By Jennifer Larson, contributor
January 5, 2012 - As 2012 begins, nurses are once again at the very top of the list of the nation’s most trusted professions.
For 21 years, the Gallup organization has conducted an annual poll that asks a selection of adults to rate the honesty and ethical standards of a series of professions. Nurses were included in the list of professions starting in 1999, and since then, nursing has topped the list every single year, except for one (2001).
The latest results, which were released in early December 2011, showed that nurses were not only at the top, but they tied their own record of positive responses. Eighty-four percent of the respondents rated nurses’ ethics and honesty as “very high or high.” Pharmacists rated a “very high or high” response rate of 73 percent, and medical doctors received 70 percent.
Amy Garcia, MSN, RN, chief programs officer for the American Nurses Association, noted that nurses are obligated to put the patient first, always, as stipulated by the Code of Ethics for Nurses. Nurses are charged with exemplifying caring, competence and service, and people respond positively to those qualities, she said.
“I think nurses are gratified that we have earned the trust of the public,” she said.
Judy Halstead, Ph.D., RN, president of the National League for Nursing, agreed.
“I think the public responds to nurses’ long-standing, demonstrated commitment to patient-centered care, which includes patients and their families (and) significant others,” she said. “They trust that nurses will listen to their concerns and serve as an advocate for their needs.”

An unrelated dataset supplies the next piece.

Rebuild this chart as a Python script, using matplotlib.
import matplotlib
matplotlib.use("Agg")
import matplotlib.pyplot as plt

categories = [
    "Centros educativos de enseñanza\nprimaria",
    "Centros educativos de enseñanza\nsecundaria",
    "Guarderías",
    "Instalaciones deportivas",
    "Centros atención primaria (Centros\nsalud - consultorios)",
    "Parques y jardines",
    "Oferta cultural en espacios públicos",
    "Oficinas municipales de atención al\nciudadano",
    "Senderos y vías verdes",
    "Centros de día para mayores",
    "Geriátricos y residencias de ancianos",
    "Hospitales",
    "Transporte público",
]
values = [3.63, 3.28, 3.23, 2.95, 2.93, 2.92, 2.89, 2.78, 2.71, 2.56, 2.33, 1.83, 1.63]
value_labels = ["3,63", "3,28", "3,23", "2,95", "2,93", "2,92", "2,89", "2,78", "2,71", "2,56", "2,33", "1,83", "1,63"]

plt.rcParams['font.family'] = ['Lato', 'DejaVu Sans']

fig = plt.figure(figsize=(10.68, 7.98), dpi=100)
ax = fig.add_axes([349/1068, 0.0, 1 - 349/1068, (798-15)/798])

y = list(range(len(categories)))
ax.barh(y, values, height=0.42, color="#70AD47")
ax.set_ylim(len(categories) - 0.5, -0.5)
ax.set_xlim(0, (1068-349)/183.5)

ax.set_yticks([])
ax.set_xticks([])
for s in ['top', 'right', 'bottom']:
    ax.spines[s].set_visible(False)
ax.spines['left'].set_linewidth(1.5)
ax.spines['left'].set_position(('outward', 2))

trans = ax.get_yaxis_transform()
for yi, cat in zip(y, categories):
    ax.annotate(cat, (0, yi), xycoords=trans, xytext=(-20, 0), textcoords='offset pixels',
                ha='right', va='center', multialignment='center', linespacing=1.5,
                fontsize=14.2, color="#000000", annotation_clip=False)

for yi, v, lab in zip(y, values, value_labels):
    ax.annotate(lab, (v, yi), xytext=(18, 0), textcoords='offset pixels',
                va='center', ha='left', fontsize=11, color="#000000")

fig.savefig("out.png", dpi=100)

But while the mantle of “most honest” or “most ethical” is indeed a great honor, nursing leaders said they are not content to simply enjoy it. There is still work to be done, on behalf of advancing the nursing profession and advocating for the best interests of patients.
“We have the responsibility to continually strive to ensure that we put the health of the nation and the health care interests of our patients first and foremost in the decisions that we make as a profession,” said Halstead.

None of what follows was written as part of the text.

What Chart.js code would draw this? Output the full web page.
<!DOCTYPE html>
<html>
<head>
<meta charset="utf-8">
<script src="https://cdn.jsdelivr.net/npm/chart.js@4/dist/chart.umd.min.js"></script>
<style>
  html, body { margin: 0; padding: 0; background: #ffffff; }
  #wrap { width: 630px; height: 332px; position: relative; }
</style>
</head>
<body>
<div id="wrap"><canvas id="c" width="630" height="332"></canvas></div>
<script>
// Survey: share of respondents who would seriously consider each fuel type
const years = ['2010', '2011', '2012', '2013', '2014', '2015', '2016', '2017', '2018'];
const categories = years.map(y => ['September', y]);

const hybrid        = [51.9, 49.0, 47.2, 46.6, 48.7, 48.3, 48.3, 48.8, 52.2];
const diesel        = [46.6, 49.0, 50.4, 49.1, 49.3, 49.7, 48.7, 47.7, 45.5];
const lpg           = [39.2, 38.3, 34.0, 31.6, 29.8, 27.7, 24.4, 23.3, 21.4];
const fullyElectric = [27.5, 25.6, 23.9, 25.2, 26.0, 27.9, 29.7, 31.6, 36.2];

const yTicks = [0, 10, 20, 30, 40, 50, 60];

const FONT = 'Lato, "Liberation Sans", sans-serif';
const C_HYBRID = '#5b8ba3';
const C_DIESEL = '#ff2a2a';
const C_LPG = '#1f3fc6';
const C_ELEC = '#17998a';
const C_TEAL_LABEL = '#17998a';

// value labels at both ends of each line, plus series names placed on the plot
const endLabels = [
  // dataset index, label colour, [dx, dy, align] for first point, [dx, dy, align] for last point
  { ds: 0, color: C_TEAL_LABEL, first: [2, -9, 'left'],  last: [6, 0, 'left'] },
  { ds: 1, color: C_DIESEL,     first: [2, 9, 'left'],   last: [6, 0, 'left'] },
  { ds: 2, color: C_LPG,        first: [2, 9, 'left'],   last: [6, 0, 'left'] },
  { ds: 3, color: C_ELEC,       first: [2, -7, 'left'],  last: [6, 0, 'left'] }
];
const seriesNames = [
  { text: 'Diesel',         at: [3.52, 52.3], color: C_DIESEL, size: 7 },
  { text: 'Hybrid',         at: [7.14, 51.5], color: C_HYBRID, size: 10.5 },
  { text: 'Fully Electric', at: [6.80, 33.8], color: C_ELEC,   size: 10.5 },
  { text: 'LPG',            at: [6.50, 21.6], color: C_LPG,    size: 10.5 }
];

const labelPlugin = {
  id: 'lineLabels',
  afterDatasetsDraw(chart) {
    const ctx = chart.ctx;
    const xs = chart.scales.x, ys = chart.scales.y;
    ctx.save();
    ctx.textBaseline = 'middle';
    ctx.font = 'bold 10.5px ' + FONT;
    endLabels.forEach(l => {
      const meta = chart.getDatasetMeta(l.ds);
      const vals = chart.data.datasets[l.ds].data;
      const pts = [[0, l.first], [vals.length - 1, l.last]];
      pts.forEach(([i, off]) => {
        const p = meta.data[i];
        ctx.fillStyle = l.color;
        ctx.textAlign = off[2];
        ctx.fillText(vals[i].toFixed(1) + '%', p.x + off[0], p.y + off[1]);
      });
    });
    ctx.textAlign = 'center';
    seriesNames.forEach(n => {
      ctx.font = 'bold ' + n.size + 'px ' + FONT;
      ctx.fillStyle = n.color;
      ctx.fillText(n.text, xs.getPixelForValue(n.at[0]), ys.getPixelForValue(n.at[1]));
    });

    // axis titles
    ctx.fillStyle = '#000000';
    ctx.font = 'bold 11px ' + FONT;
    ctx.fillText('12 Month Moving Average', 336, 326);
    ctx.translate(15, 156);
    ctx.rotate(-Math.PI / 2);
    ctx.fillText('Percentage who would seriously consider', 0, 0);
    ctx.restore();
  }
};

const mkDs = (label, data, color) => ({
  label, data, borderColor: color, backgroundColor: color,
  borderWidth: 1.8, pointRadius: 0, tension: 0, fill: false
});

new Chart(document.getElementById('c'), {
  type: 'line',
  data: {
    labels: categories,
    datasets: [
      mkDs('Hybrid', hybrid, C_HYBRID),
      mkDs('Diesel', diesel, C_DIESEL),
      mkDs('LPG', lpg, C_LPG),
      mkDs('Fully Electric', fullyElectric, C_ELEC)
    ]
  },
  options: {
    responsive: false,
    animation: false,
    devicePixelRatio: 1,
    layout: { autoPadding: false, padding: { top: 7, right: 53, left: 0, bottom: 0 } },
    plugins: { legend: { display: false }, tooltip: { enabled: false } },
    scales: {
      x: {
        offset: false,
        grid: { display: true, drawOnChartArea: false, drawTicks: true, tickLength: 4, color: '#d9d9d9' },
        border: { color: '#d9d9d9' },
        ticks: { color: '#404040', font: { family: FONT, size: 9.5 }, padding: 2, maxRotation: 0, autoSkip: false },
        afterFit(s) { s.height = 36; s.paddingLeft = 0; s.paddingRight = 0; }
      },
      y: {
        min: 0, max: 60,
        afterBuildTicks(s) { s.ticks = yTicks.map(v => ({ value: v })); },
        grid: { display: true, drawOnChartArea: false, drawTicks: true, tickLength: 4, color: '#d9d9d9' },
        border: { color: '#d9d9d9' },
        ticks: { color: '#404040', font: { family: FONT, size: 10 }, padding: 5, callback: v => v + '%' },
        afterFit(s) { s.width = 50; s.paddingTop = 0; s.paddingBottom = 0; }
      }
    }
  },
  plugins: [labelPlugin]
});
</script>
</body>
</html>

Because they have earned the trust of the public, nurses must also work to ensure that their voices are represented at all policy decision-making tables, Halstead said.
According to Beverly Malone, Ph.D., RN, chief executive officer of the National League for Nursing, nurses need to be involved when decisions are being made, from the boards of trustees of local organizations on up to powerful national bodies.
“We do it because the public trusts us to be at the table,” she said.
She continued, “To me, mentoring is a huge piece of that. If I get to the table and then I don’t turn around and help others get to the table to mentor them and help them along…I’m not helping. So mentoring is a huge part of operationalizing the trust.”
But Sandy Summers, RN, MSN, MPH, executive director of The Truth About Nursing, said she hopes that nurses will not be afraid to work on earning greater respect. She encourages nurses to speak up about their professional responsibilities and really inform people about what they do on the job.
“Nurses just kind of hide; they hide what they do,” she said. “We need nurses to get out there and tell [people] about all the great work that they’re doing.”
Summers maintains a list of actions on The Truth About Nursing’s website for nurses to help them work toward that goal and promote nursing’s image (see http://www.truthaboutnursing.org/action/). For example, Summers suggested that nurses offer to participate in “health minute” broadcasts on local television and radio programs; as patient educators, nurses are a natural fit to do this type of education. She also suggests that nurses write op-eds and volunteer to let reporters shadow them at work for a day, to see what kind of work they do.
"We shouldn't limit ourselves to just the patients before us," she said. "We should speak to the wider world."
Halstead hopes that the profession’s reputation for trustworthiness and ethics will inspire young nurses.
“I think that nursing students and future nurses need to understand that being a member of the nursing profession brings with it a legal and ethical responsibility to always hold themselves to the highest level of professional accountability in the care they deliver to their patients,” she said.
And Garcia hopes that hospitals will be reminded by this recognition of the public’s trust in nurses of the need to provide safe staffing levels. Patients and their families are counting on nurses to be there for them, and hospitals can ensure that that continues to happen by providing enough nurses to do their jobs appropriately.
“The public expects it,” Garcia said.